- Task description: In the material below, the lines containing the word "matplotlib" are required; copy each of them.

==============================

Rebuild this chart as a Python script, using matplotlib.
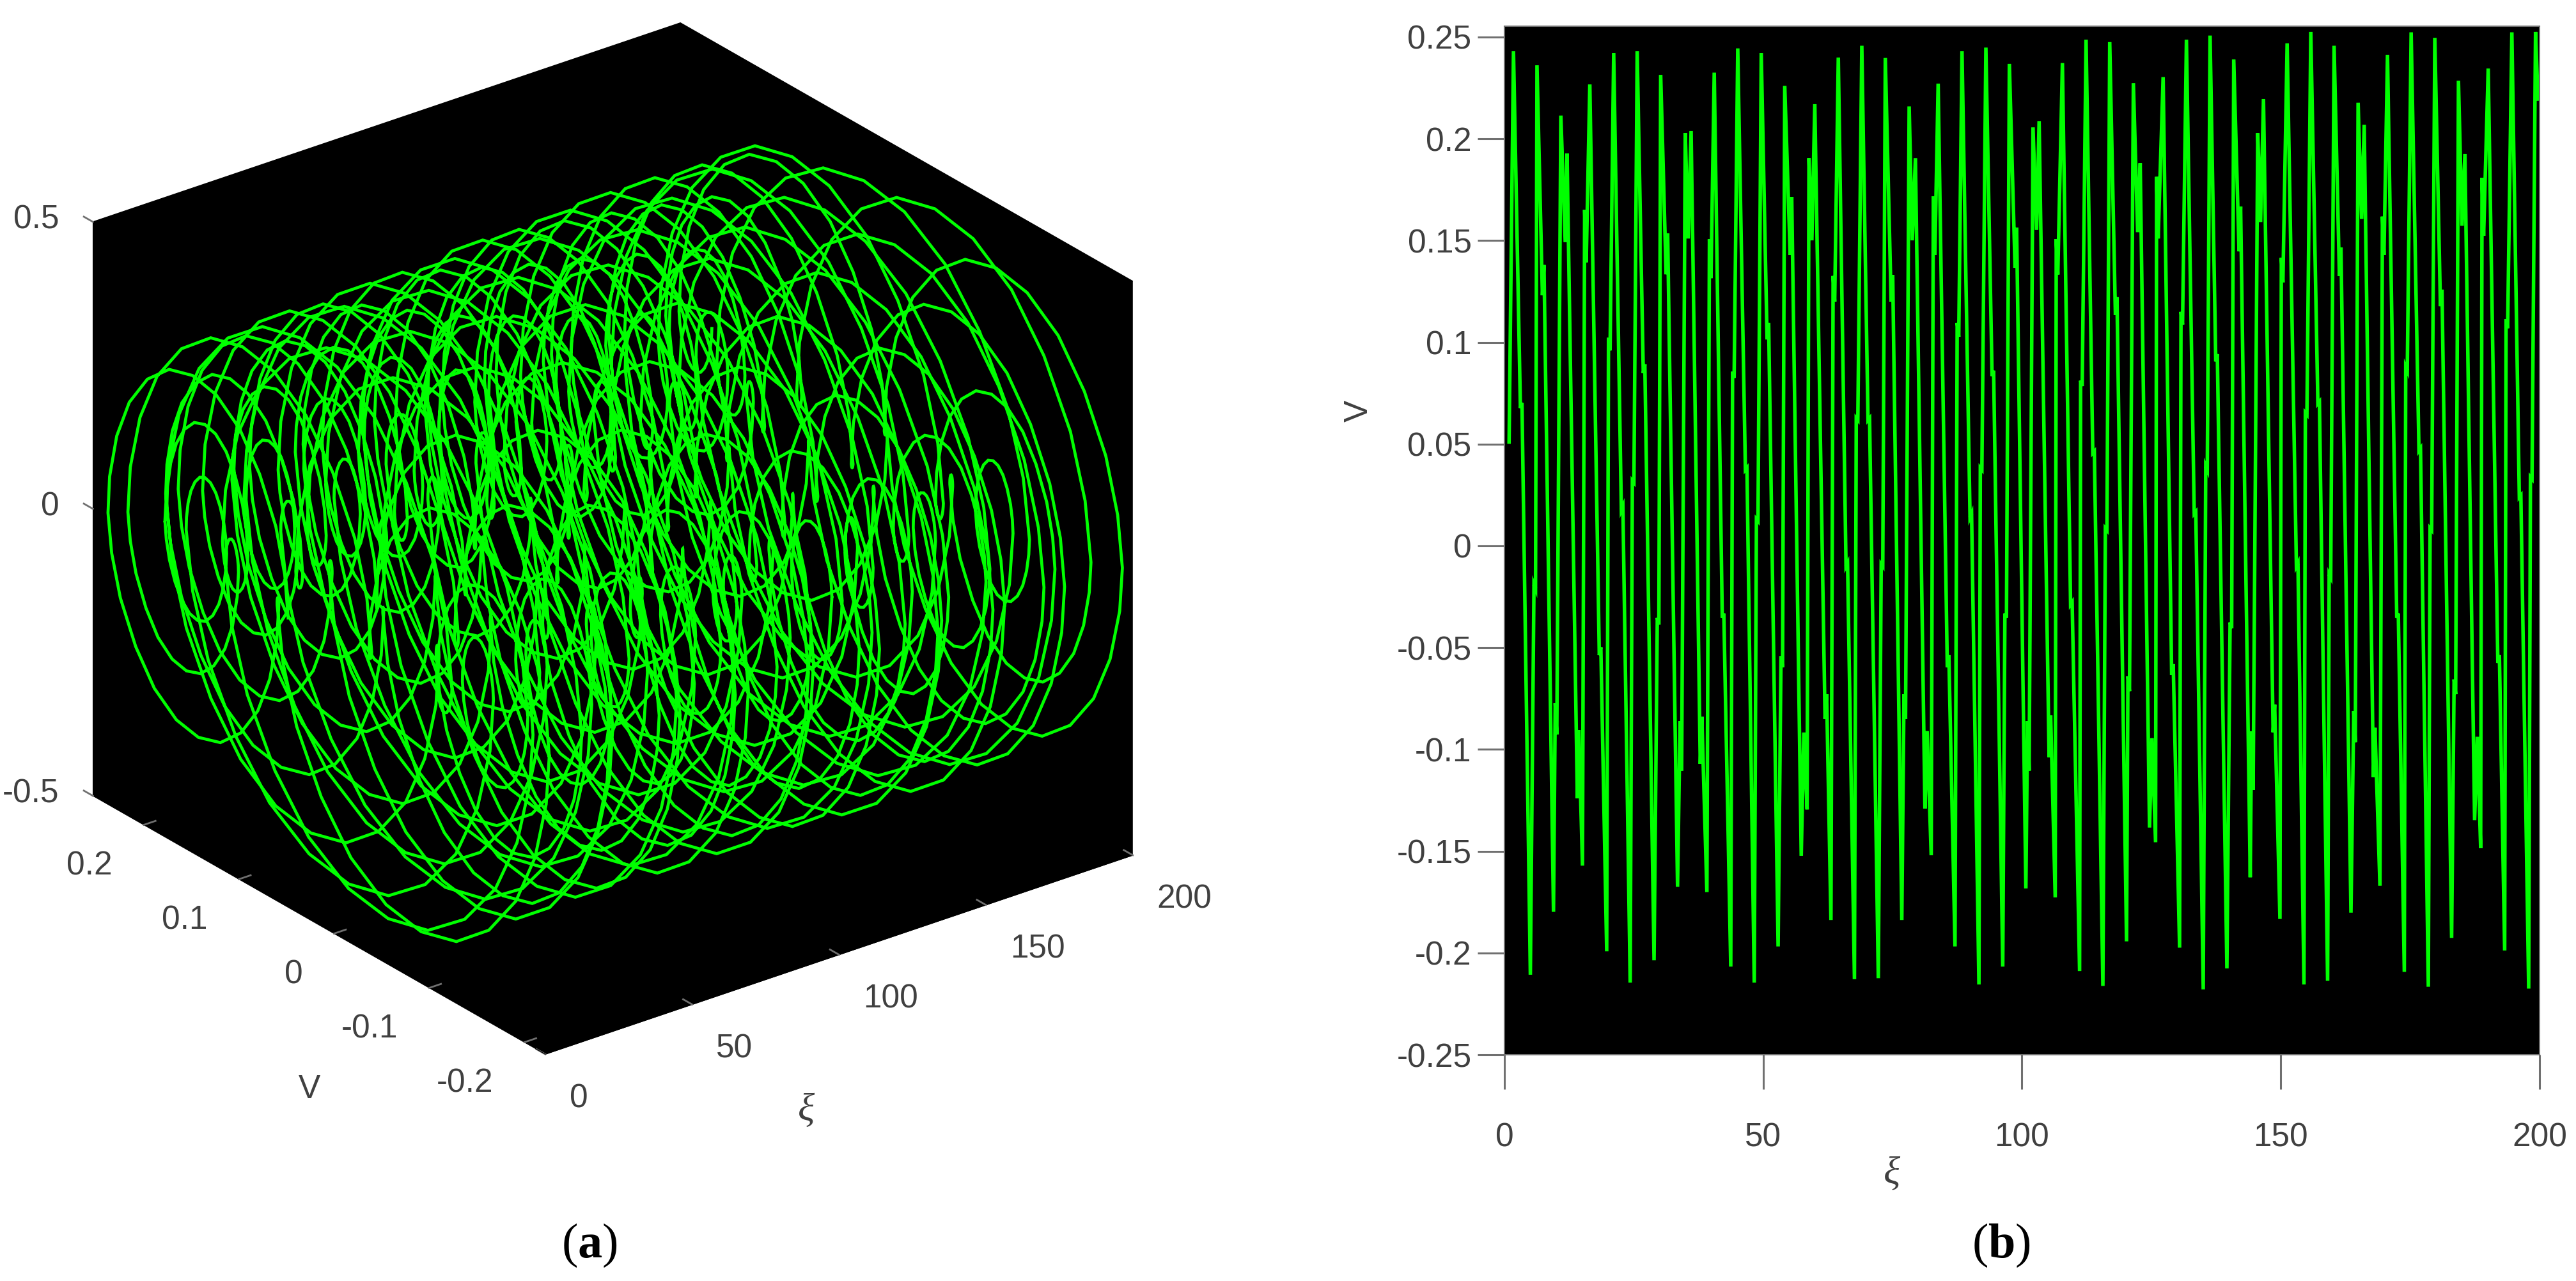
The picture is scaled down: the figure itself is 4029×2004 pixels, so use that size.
'''
(a) 3D phase orbit and (b) time series of V against xi, green on black
'''

import matplotlib
matplotlib.use('Agg')
import matplotlib.pyplot as plt
import numpy as np

# peaks, troughs and the small dips of the double peaks, in order along xi
xi_ext = [0.90, 1.75, 5.01, 6.29, 9.48, 10.90, 11.75, 12.10, 14.09, 14.37, 15.08, 16.50, 19.76, 21.11, 24.30,
          25.65, 28.91, 30.19, 33.45, 34.94, 35.50, 36.07, 39.12, 40.54, 43.73, 45.08, 48.27, 49.62, 52.88, 54.16,
          57.35, 57.85, 58.48, 58.84, 59.40, 59.97, 63.09, 64.51, 67.63, 69.05, 72.24, 73.59, 76.78, 78.20, 78.80,
          79.41, 81.25, 81.67, 82.46, 83.80, 87.06, 88.41, 91.68, 93.02, 96.28, 97.56, 100.75, 102.13, 102.82, 103.31,
          106.42, 107.81, 111.13, 112.38, 115.63, 116.95, 120.20, 121.52, 122.35, 122.84, 124.64, 125.12, 125.81,
          127.27, 130.45, 131.77, 135.02, 136.34, 139.59, 140.91, 144.10, 145.55, 146.10, 146.66, 149.84, 151.23,
          154.48, 155.80, 159.05, 160.30, 163.56, 164.94, 165.63, 166.12, 169.16, 170.62, 173.87, 175.19, 178.51,
          179.76, 183.01, 184.33, 185.02, 185.58, 187.45, 187.98, 188.62, 190.08, 193.26, 194.65, 197.90, 199.22, 199.70]
v_ext = [0.0510, 0.2430, -0.2107, 0.2361, -0.1798, 0.2114, 0.1492, 0.1928, -0.1240, -0.0905, -0.1571, 0.2267, -0.1992, 0.2421, -0.2146,
         0.2430, -0.2036, 0.2314, -0.1675, 0.2028, 0.1510, 0.2038, -0.1701, 0.2325, -0.2067, 0.2444, -0.2146, 0.2421, -0.1968, 0.2260,
         -0.1523, -0.0917, -0.1295, 0.1905, 0.1501, 0.2170, -0.1838, 0.2399, -0.2129, 0.2457, -0.2124, 0.2397, -0.1838, 0.2159, 0.1501,
         0.1905, -0.1291, -0.0910, -0.1520, 0.2271, -0.1968, 0.2430, -0.2155, 0.2448, -0.2067, 0.2368, -0.1683, 0.2056, 0.1552, 0.2087,
         -0.1727, 0.2372, -0.2089, 0.2487, -0.2162, 0.2475, -0.1943, 0.2273, 0.1541, 0.1880, -0.1384, -0.0945, -0.1456,
         0.2303, -0.1974, 0.2487, -0.2179, 0.2507, -0.2076, 0.2390, -0.1628, 0.2028, 0.1591, 0.2195, -0.1833, 0.2469,
         -0.2155, 0.2525, -0.2137, 0.2457, -0.1802, 0.2177, 0.1606, 0.2069, -0.1670, 0.2412, -0.2093, 0.2523, -0.2166,
         0.2496, -0.1926, 0.2285, 0.1573, 0.1925, -0.1348, -0.0938, -0.1485, 0.2345, -0.1988, 0.2523, -0.2175, 0.2525, 0.2195]

# ledges on the way down
fall_xi = [3.24, 7.49, 18.48, 22.74, 26.98, 31.39, 37.99, 42.24, 46.71, 50.90, 55.36, 62.10, 66.15, 70.40, 74.87, 85.72, 90.11, 94.37,
           98.81, 105.39, 109.54, 113.83, 118.20, 129.07, 133.43, 137.59, 142.09, 148.67, 153.17, 157.32, 161.48, 168.05, 172.56,
           176.85, 181.00, 192.09, 196.24]
fall_hi = [0.0703, 0.1380, -0.0498, 0.0194, 0.0892, 0.1534, -0.0839, -0.0332, 0.0383, 0.1096, 0.1714, -0.0729, -0.0085, 0.0627, 0.1330, -0.0537, 0.0158, 0.0861,
           0.1564, -0.0833, -0.0277, 0.0464, 0.1222, -0.0581, 0.0167, 0.0942, 0.1667, -0.0780, -0.0085, 0.0708, 0.1465, -0.0894, -0.0332,
           0.0479, 0.1258, -0.0537, 0.0248]
fall_lo = [0.0677, 0.1231, -0.0537, 0.0176, 0.0849, 0.1334, -0.1071, -0.0354, 0.0374, 0.1014, 0.1429, -0.0850, -0.0100, 0.0618, 0.1200, -0.0597, 0.0140, 0.0834,
           0.1366, -0.1038, -0.0288, 0.0456, 0.1135, -0.0634, 0.0158, 0.0906, 0.1447, -0.0916, -0.0100, 0.0699, 0.1326, -0.1137, -0.0354,
           0.0468, 0.1177, -0.0575, 0.0239]

# ledges on the way up
rise_xi = [5.86, 9.97, 15.65, 20.26, 24.87, 29.69, 34.09, 39.76, 44.23, 48.84, 53.59, 63.66, 68.13, 72.95, 77.35, 83.02, 87.63, 92.10, 96.85,
           101.23, 106.77, 111.48, 116.26, 120.62, 126.16, 130.87, 135.65, 140.36, 144.51, 150.26, 154.90, 159.50, 164.25, 169.79, 174.29,
           179.00, 183.64, 189.04, 193.68, 198.39]
rise_hi = [-0.0190, -0.0773, 0.1651, 0.1023, 0.0320, -0.0354, -0.0861, 0.1506, 0.0856, 0.0131, -0.0542, 0.1326, 0.0627, -0.0090, -0.0729, 0.1717, 0.1096, 0.0383, -0.0332,
           -0.0861, 0.1507, 0.0812, 0.0086, -0.0641, 0.1813, 0.1150, 0.0392, -0.0376, -0.0912, 0.1415, 0.0654, -0.0140, -0.0811, 0.1618, 0.0879,
           0.0086, -0.0656, 0.1808, 0.1114, 0.0338]
rise_lo = [-0.0210, -0.0927, 0.1393, 0.0960, 0.0311, -0.0387, -0.1104, 0.1315, 0.0825, 0.0122, -0.0597, 0.1200, 0.0618, -0.0100, -0.0850, 0.1429, 0.1027, 0.0374, -0.0354,
           -0.1104, 0.1333, 0.0785, 0.0077, -0.0714, 0.1510, 0.1087, 0.0374, -0.0405, -0.1199, 0.1294, 0.0645, -0.0155, -0.0965, 0.1429, 0.0861,
           0.0077, -0.0729, 0.1523, 0.1069, 0.0329]

# shape of one polygonal half turn of the orbit
arc_v_frac = [0.0, 0.02, 0.07, 0.16, 0.27, 0.40, 0.53, 0.66, 0.78, 0.88, 0.95, 0.99, 1.0]
arc_z_frac = [0.0, 0.22, 0.45, 0.68, 0.86, 0.97, 1.0, 0.96, 0.84, 0.66, 0.44, 0.20, 0.0]

xi_ticks = [0, 50, 100, 150, 200]
v_ticks_3d = [-0.2, -0.1, 0, 0.1, 0.2]
z_ticks = [-0.5, 0, 0.5]
v_ticks = [-0.25, -0.2, -0.15, -0.1, -0.05, 0, 0.05, 0.1, 0.15, 0.2, 0.25]

W, H = 4029, 2004
GREEN = '#00ff00'
TXT = '#404040'
TICK = '#707070'
plt.rcParams['font.family'] = ['Liberation Sans', 'DejaVu Sans']
plt.rcParams['mathtext.fontset'] = 'custom'
plt.rcParams['mathtext.bf'] = 'Liberation Serif:bold'
plt.rcParams['mathtext.rm'] = 'Liberation Serif'

# merge everything into one line, ordered by xi
d = 0.15
xs = list(xi_ext)
vs = list(v_ext)
for x, hi, lo in zip(fall_xi, fall_hi, fall_lo):
    xs += [x - d, x + d]
    vs += [lo, hi]
for x, hi, lo in zip(rise_xi, rise_hi, rise_lo):
    xs += [x - d, x + d]
    vs += [hi, lo]
xs = np.array(xs)
vs = np.array(vs)
order = np.argsort(xs)
xs = xs[order]
vs = vs[order]

# the orbit goes through the same (xi, V) points, bulging in z between them
fv = np.array(arc_v_frac)
fz = np.array(arc_z_frac)
fx = np.arange(len(fv)) / (len(fv) - 1)
orb_x, orb_v, orb_z = [], [], []
for i in range(len(xs) - 1):
    dv = vs[i + 1] - vs[i]
    amp = min(0.46, 1.8 * (abs(dv) / 2) ** 0.73)
    orb_x.append(xs[i] + (xs[i + 1] - xs[i]) * fx)
    orb_v.append(vs[i] + dv * fv)
    orb_z.append(np.sign(dv) * amp * fz)
orb_x = np.concatenate(orb_x)
orb_v = np.concatenate(orb_v)
orb_z = np.concatenate(orb_z)

fig = plt.figure(figsize=(W / 100, H / 100), dpi=100, facecolor='w')

# panel a
side = 1800
ax3 = fig.add_axes([34.2 / W, 237.2 / H, side / W, side / H], projection='3d', proj_type='ortho')
ax3.patch.set_alpha(0)
ax3.set_box_aspect((1.16, 1.16, 1.0), zoom=1.036)
ax3.view_init(elev=26.1, azim=-127.6)
ax3.plot(orb_x, orb_v, orb_z, color=GREEN, lw=3.4, solid_joinstyle='miter')
ax3.set_xlim(0, 200)
ax3.set_ylim(-0.222, 0.2535)
ax3.set_zlim(-0.5, 0.5)
ax3.set_xticks(xi_ticks)
ax3.set_yticks(v_ticks_3d)
ax3.set_zticks(z_ticks)
ax3.set_xticklabels(['%g' % t for t in xi_ticks], ha='left', va='center')
ax3.set_yticklabels(['%g' % t for t in v_ticks_3d], ha='right', va='center')
ax3.set_zticklabels(['%g' % t for t in z_ticks], ha='right', va='center')
ax3.grid(False)
# z ticks point along V here, not along xi
ax3.zaxis._get_tickdir = lambda pos: 1
for axis in [ax3.xaxis, ax3.yaxis, ax3.zaxis]:
    axis.set_pane_color((0, 0, 0, 1))
    axis.pane.set_edgecolor('k')
    axis.line.set_color('k')
    axis._axinfo['tick']['inward_factor'] = 0.0
    axis._axinfo['tick']['outward_factor'] = 0.25
    axis._axinfo['tick']['color'] = TICK
    axis._axinfo['tick']['linewidth'] = {True: 2.0, False: 1.0}
ax3.tick_params(axis='both', labelsize=37, labelcolor=TXT, color=TICK, width=2, pad=28)
ax3.tick_params(axis='z', labelsize=37, labelcolor=TXT, color=TICK, width=2, pad=14)

# panel b
ax = fig.add_axes([2353 / W, (H - 1650) / H, (3972 - 2353) / W, (1650 - 41) / H])
ax.set_facecolor('k')
ax.plot(xs, vs, color=GREEN, lw=4.0, solid_joinstyle='miter')
ax.set_xlim(0, 200)
ax.set_ylim(-0.2497, 0.2553)
ax.set_xticks(xi_ticks)
ax.set_yticks(v_ticks)
ax.set_xticklabels(['%g' % t for t in xi_ticks])
ax.set_yticklabels(['%g' % t for t in v_ticks])
ax.tick_params(axis='x', length=39, width=2.2, color=TICK, labelcolor=TXT, labelsize=37, pad=37)
ax.tick_params(axis='y', length=30, width=2.2, color=TICK, labelcolor=TXT, labelsize=37, pad=7)
for sp in ax.spines.values():
    sp.set_color(TICK)
    sp.set_linewidth(1.5)

# axis names and captions
fig.text(2959 / W, 1 - 1837 / H, '\u03be', family='Liberation Serif', style='italic', fontsize=44, color=TXT, ha='center', va='center')
fig.text(2125 / W, 1 - 643 / H, 'V', fontsize=37, color=TXT, rotation=90, ha='center', va='center')
fig.text(484 / W, 1 - 1705 / H, 'V', fontsize=37, color=TXT, ha='center', va='center')
fig.text(1261 / W, 1 - 1738 / H, '\u03be', family='Liberation Serif', style='italic', fontsize=44, color=TXT, ha='center', va='center')
fig.text(922 / W, 1 - 1948 / H, r'($\mathbf{a}$)', family='Liberation Serif', fontsize=55, color='k', ha='center', va='center')
fig.text(3130 / W, 1 - 1948 / H, r'($\mathbf{b}$)', family='Liberation Serif', fontsize=55, color='k', ha='center', va='center')

fig.savefig('out.png', dpi=100)
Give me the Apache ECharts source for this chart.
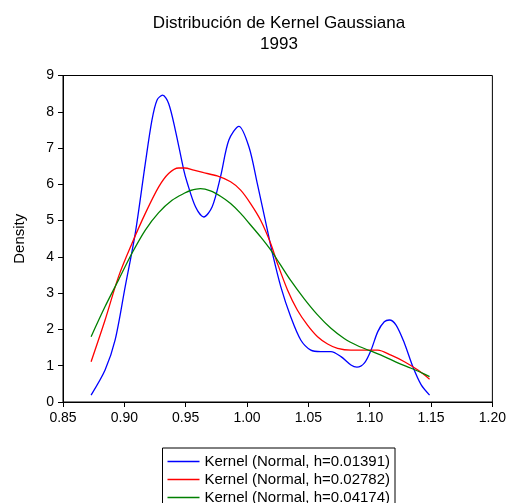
<!DOCTYPE html>
<html>
<head>
<meta charset="utf-8">
<script src="https://cdn.jsdelivr.net/npm/echarts@6/dist/echarts.min.js"></script>
<style>html,body{margin:0;padding:0;background:#fff;}#c{width:509px;height:503px;}</style>
</head>
<body>
<div id="c"></div>
<script>
var titleLines = ['Distribución de Kernel Gaussiana', '1993'];
var seriesNames = ['Kernel (Normal, h=0.01391)', 'Kernel (Normal, h=0.02782)', 'Kernel (Normal, h=0.04174)'];
var xTicks = [0.85, 0.90, 0.95, 1.00, 1.05, 1.10, 1.15, 1.20];
var yTicks = [0, 1, 2, 3, 4, 5, 6, 7, 8, 9];

var blueX = [0.8729, 0.8843, 0.8925, 0.9007, 0.9089, 0.9171, 0.9225, 0.9266, 0.9312, 0.9361, 0.9416, 0.9484, 0.9512, 0.958, 0.9647, 0.9716, 0.9784, 0.9852, 0.9934, 1.0016, 1.0084, 1.0166, 1.0207, 1.0275, 1.0356, 1.0438, 1.052, 1.0602, 1.0684, 1.0766, 1.0847, 1.0896, 1.0956, 1.1011, 1.1066, 1.1119, 1.116, 1.1215, 1.1283, 1.1352, 1.142, 1.1488];
var blueY = [0.19, 0.88, 1.71, 3.18, 4.65, 6.58, 7.77, 8.32, 8.46, 8.23, 7.49, 6.40, 6.05, 5.38, 5.10, 5.38, 6.21, 7.22, 7.60, 7.03, 6.02, 4.74, 4.10, 3.18, 2.35, 1.71, 1.43, 1.39, 1.39, 1.25, 1.02, 0.96, 1.07, 1.43, 1.94, 2.21, 2.26, 2.12, 1.62, 0.97, 0.47, 0.19];

var redX = [0.8729, 0.8843, 0.8952, 0.9062, 0.9171, 0.928, 0.9361, 0.9443, 0.9492, 0.9566, 0.9647, 0.9757, 0.9866, 0.9948, 1.0029, 1.0111, 1.0193, 1.0248, 1.033, 1.0411, 1.0493, 1.0575, 1.0657, 1.0738, 1.0847, 1.0956, 1.1066, 1.1174, 1.1283, 1.1393, 1.1488];
var redY = [1.11, 2.26, 3.45, 4.37, 5.20, 5.93, 6.30, 6.45, 6.45, 6.39, 6.32, 6.23, 6.07, 5.84, 5.47, 5.01, 4.37, 3.82, 3.09, 2.53, 2.12, 1.80, 1.60, 1.48, 1.43, 1.43, 1.43, 1.29, 1.11, 0.88, 0.63];

var greenX = [0.8729, 0.8843, 0.8952, 0.9062, 0.9171, 0.928, 0.9389, 0.9492, 0.9539, 0.962, 0.9702, 0.9784, 0.9866, 0.9948, 1.0029, 1.0111, 1.0193, 1.0269, 1.0356, 1.0465, 1.0575, 1.0684, 1.0792, 1.0902, 1.1011, 1.1119, 1.1229, 1.1338, 1.1447, 1.1488];
var greenY = [1.80, 2.63, 3.36, 4.10, 4.74, 5.22, 5.56, 5.76, 5.83, 5.88, 5.82, 5.67, 5.47, 5.20, 4.88, 4.55, 4.19, 3.80, 3.35, 2.85, 2.40, 2.03, 1.75, 1.55, 1.40, 1.25, 1.08, 0.93, 0.77, 0.70];

function pairs(xs, ys) { return xs.map(function (x, i) { return [x, ys[i]]; }); }

var colors = ['#0000ff', '#ff0000', '#008000'];
var fontFam = 'Liberation Sans, Arial, sans-serif';

var chart = echarts.init(document.getElementById('c'));
chart.setOption({
  animation: false,
  backgroundColor: '#fff',
  title: {
    text: titleLines.join('\n'),
    left: 274, textAlign: 'center', top: 8,
    textStyle: { fontSize: 17, fontWeight: 'normal', color: '#000', fontFamily: fontFam, lineHeight: 21 }
  },
  grid: { left: 63, right: 15.5, top: 75.5, bottom: 101, show: true, borderColor: '#000', borderWidth: 1, backgroundColor: 'transparent' },
  legend: {
    orient: 'vertical', left: 162.5, top: 448, height: 90,
    data: seriesNames,
    icon: 'rect', itemWidth: 32, itemHeight: 1.5, itemGap: 3,
    padding: [6, 5, 6, 5],
    borderColor: '#000', borderWidth: 1,
    textStyle: { fontSize: 15, color: '#000', fontFamily: fontFam }
  },
  xAxis: {
    type: 'value', min: xTicks[0], max: xTicks[xTicks.length - 1], interval: 0.05,
    axisLine: { show: true, onZero: false, lineStyle: { color: '#000', width: 1 } },
    axisTick: { show: true, inside: false, length: 5, lineStyle: { color: '#000' } },
    axisLabel: { margin: 9, fontSize: 14, color: '#000', fontFamily: fontFam, formatter: function (v) { return v.toFixed(2); } },
    splitLine: { show: false }
  },
  yAxis: {
    type: 'value', min: yTicks[0], max: yTicks[yTicks.length - 1], interval: 1,
    name: 'Density', nameLocation: 'middle', nameGap: 36,
    nameTextStyle: { fontSize: 15, color: '#000', fontFamily: fontFam },
    axisLine: { show: true, onZero: false, lineStyle: { color: '#000', width: 1 } },
    axisTick: { show: true, inside: false, length: 5, lineStyle: { color: '#000' } },
    axisLabel: { margin: 9, fontSize: 14, color: '#000', fontFamily: fontFam },
    splitLine: { show: false }
  },
  series: [
    { name: seriesNames[0], type: 'line', data: pairs(blueX, blueY), smooth: 0.3, showSymbol: false, lineStyle: { color: colors[0], width: 1.3 }, itemStyle: { color: colors[0] } },
    { name: seriesNames[1], type: 'line', data: pairs(redX, redY), smooth: 0.3, showSymbol: false, lineStyle: { color: colors[1], width: 1.3 }, itemStyle: { color: colors[1] } },
    { name: seriesNames[2], type: 'line', data: pairs(greenX, greenY), smooth: 0.3, showSymbol: false, lineStyle: { color: colors[2], width: 1.3 }, itemStyle: { color: colors[2] } }
  ]
});
</script>
</body>
</html>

==============================

- The reply:
Rebuild this chart as a Python script, using matplotlib.
import matplotlib
matplotlib.use('Agg')
import matplotlib.pyplot as plt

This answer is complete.